Wendell Carter Jr., Bulls
Numbers: 26.0 minutes, 11.4 points, 47.0 percent shooting, 20.8 percent 3-point shooting, 7.4 rebounds, 1.6 blocks
Lowdown: The Bulls considered trading up at the draft to select Texas’ Mo Bamba, but considered Carter a good fallback plan. He has panned out already.
Scout’s/coach’s take: "His numbers have not been as loud as some of the others, but he has played as well on both ends of the floor as anyone in this rookie class. He has great footwork, great vision and a really, really high basketball IQ, even at his age (19). He can be a little too aggressive on the defensive end, and he is prone to foul trouble, but that goes with the territory when you’re a rookie.
"He is a smart shot-blocker — he doesn’t necessarily chase blocks. He is a good rebounder on both ends. I like his high-post game, even though his shooting has been inconsistent. That will work itself out. He is going to be a solid big man on both ends for a long time, if not a star."
Outlook: The Bulls have struggled and fired coach Fred Hoiberg, but the team was beset by injuries early in the year. As more players return, look for Carter to get more comfortable in his role as a rim protector, rebounder and No. 3 or 4 scorer.
Jaren Jackson Jr., Grizzlies
Numbers: 25.5 minutes, 13.9 points, 51.9 percent shooting, 34.5 percent 3-point shooting, 4.6 rebounds, 2.0 blocks
Lowdown: The question about Jackson entering last year’s draft was his toughness, and as the Grizzlies scrambled to find the right fit for the No. 4 pick, Jackson was a gamble. He’s already earned a starting spot, however, and the trust of coach J.B. Bickerstaff.
Scout’s/coach’s take: "There were games at Michigan State where he would disappear, and even before that, in AAU ball, there were questions about whether he had the toughness for the NBA. But he has so much raw ability and he is putting that to use, and he is not getting pushed around at all.
"Offensively, he is like the analytics dream, because everything he gets is either in the paint or at the 3-point line. He almost never shoots midrange jumpers. And he shouldn’t. He has a nice stroke from the 3-point line, he has a good hook shot he uses in the paint and he is so athletic. He is a great finisher at the rim.
"The defense, you kind of knew that was going to be there, and he makes his mistakes being too aggressive and getting into foul trouble. But that’s what rookies do. He is already a very, very good two-way player and has a chance to be great."
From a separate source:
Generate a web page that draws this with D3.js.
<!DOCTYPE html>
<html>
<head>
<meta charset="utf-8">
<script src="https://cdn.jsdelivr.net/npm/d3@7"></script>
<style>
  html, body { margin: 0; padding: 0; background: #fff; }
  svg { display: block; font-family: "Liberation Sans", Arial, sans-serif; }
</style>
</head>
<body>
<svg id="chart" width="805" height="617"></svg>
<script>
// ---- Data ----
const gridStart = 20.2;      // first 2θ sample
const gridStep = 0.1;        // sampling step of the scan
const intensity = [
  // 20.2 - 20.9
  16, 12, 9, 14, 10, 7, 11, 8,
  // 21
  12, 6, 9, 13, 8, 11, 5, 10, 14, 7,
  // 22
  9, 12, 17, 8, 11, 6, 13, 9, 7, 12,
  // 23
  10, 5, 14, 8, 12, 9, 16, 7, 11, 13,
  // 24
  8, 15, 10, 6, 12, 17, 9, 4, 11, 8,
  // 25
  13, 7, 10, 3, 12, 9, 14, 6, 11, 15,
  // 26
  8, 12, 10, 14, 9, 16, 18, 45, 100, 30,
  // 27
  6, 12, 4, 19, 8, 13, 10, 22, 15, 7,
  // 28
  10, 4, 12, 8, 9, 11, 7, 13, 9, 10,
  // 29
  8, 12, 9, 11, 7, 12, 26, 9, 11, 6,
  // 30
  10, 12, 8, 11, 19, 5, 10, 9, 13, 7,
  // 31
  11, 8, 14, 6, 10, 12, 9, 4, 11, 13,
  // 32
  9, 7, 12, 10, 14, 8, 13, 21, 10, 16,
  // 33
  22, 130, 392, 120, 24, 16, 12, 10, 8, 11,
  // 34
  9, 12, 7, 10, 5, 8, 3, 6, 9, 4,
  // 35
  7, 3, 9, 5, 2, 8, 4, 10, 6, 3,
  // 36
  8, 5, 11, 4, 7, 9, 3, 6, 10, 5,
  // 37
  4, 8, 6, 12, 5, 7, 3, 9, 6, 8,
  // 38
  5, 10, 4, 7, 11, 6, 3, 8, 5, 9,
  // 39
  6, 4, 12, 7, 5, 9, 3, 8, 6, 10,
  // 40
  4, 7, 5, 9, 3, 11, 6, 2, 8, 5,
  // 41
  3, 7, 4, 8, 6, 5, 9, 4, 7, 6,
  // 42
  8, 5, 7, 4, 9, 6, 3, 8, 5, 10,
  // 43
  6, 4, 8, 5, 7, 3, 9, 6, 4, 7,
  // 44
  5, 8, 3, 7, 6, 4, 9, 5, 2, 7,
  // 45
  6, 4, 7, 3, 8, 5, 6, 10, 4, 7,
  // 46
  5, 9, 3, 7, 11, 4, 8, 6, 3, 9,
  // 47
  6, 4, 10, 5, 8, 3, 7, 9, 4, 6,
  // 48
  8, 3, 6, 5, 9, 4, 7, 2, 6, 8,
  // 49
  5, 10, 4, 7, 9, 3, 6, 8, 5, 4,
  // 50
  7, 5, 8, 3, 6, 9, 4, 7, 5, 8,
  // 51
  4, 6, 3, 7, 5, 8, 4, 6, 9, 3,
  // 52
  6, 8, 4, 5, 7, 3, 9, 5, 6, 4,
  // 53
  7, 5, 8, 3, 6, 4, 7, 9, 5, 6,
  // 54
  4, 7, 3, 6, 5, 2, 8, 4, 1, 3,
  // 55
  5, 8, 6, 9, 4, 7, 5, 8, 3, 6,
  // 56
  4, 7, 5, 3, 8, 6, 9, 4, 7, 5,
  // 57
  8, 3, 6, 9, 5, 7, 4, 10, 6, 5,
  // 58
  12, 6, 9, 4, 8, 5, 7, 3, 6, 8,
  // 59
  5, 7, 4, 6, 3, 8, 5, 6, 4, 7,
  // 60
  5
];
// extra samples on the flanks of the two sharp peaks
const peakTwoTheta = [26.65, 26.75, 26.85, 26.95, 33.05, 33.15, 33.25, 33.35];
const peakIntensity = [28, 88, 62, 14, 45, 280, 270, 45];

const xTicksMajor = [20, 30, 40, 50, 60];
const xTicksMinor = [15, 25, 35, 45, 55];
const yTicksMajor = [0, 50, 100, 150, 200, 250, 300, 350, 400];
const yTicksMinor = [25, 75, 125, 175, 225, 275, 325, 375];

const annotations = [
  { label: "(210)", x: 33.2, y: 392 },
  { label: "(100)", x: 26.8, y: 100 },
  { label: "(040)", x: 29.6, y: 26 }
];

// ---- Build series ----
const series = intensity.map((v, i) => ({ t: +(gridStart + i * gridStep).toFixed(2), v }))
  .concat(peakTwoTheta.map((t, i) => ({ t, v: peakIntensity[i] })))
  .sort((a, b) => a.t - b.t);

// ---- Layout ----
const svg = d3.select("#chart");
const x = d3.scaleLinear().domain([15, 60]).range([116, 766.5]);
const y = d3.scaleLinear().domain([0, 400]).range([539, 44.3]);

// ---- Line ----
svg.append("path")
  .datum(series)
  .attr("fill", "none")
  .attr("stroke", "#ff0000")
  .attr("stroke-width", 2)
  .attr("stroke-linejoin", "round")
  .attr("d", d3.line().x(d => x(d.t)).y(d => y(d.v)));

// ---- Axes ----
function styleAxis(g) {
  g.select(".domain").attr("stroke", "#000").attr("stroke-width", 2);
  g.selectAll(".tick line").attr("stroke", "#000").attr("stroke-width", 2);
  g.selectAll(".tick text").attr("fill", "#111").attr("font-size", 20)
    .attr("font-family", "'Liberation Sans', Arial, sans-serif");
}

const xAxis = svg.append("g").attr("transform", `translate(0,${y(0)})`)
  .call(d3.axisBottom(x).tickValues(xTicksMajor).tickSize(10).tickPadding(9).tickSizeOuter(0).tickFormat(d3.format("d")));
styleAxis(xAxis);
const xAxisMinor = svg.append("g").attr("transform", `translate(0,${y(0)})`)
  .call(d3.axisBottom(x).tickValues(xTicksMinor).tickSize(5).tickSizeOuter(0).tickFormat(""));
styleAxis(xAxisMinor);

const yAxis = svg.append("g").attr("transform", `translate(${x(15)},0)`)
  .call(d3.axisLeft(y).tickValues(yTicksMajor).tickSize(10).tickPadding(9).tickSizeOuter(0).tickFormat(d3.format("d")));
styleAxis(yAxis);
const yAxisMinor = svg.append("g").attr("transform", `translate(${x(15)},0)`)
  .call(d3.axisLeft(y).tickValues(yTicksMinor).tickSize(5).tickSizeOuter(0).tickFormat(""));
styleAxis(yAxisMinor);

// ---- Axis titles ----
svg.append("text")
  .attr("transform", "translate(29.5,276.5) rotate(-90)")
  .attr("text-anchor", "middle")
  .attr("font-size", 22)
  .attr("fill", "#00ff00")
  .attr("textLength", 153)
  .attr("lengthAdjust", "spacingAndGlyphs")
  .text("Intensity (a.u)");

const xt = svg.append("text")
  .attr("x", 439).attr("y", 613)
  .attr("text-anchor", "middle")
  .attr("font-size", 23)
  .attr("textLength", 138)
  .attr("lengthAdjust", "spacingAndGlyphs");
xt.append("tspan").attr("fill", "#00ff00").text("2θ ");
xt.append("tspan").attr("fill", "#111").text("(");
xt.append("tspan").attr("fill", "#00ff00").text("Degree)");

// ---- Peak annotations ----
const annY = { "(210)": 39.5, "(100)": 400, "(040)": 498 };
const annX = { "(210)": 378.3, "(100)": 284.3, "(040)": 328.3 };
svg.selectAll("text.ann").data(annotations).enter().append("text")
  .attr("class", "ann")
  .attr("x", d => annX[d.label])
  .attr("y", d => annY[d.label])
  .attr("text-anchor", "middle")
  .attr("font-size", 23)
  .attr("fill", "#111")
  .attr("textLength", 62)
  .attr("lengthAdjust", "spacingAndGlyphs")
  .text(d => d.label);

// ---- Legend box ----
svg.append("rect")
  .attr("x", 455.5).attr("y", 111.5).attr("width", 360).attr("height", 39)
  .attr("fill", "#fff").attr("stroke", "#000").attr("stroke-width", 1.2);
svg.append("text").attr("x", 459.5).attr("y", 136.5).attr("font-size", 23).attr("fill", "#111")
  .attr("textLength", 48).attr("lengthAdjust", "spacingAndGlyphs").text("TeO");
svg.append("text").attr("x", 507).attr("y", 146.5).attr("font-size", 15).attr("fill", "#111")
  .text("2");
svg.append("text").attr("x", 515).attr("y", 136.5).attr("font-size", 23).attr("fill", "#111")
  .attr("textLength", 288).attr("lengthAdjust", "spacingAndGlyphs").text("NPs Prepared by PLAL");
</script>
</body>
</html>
Outlook: Jackson has started all but two of the Grizzlies’ games, and he has been crucial to their impressive 14-9 record. Bickerstaff has been giving him more and more minutes as the season has gone on, and that should continue. He only turned 19 in September — he still has as high a ceiling as anyone in the rookie class.
Marvin Bagley III, Kings
Numbers: 24.1 minutes, 13.0 points, 51.0 percent shooting, 30.4 percent 3-point shooting, 6.8 rebounds, 1.2 blocks
Lowdown: Bagley was billed as a high-ceiling offensive player who would struggle to defend in the NBA. The Kings passed on Doncic with this pick, a controversial decision, but Bagley has been an effective weapon off the Kings’ bench.
Scout’s/coach’s take: "He’s been pretty much as advertised. You see the potential on the offensive end and his athleticism and, I think, you have to give him a decent future. Not an All-Star, but a solid offensive player. It’s still about defense, though, and whether he is going to hurt you on that end. He’s been blocking some shots, and that’s nice, but he lets up too much individually defensively, and takes too many gambles looking for the blocks."
Outlook: The Kings front office wants to see Bagley play more, and that’s been a source of friction with coach Dave Joerger. But the franchise has a lot invested in him, and will give him a chance to shine.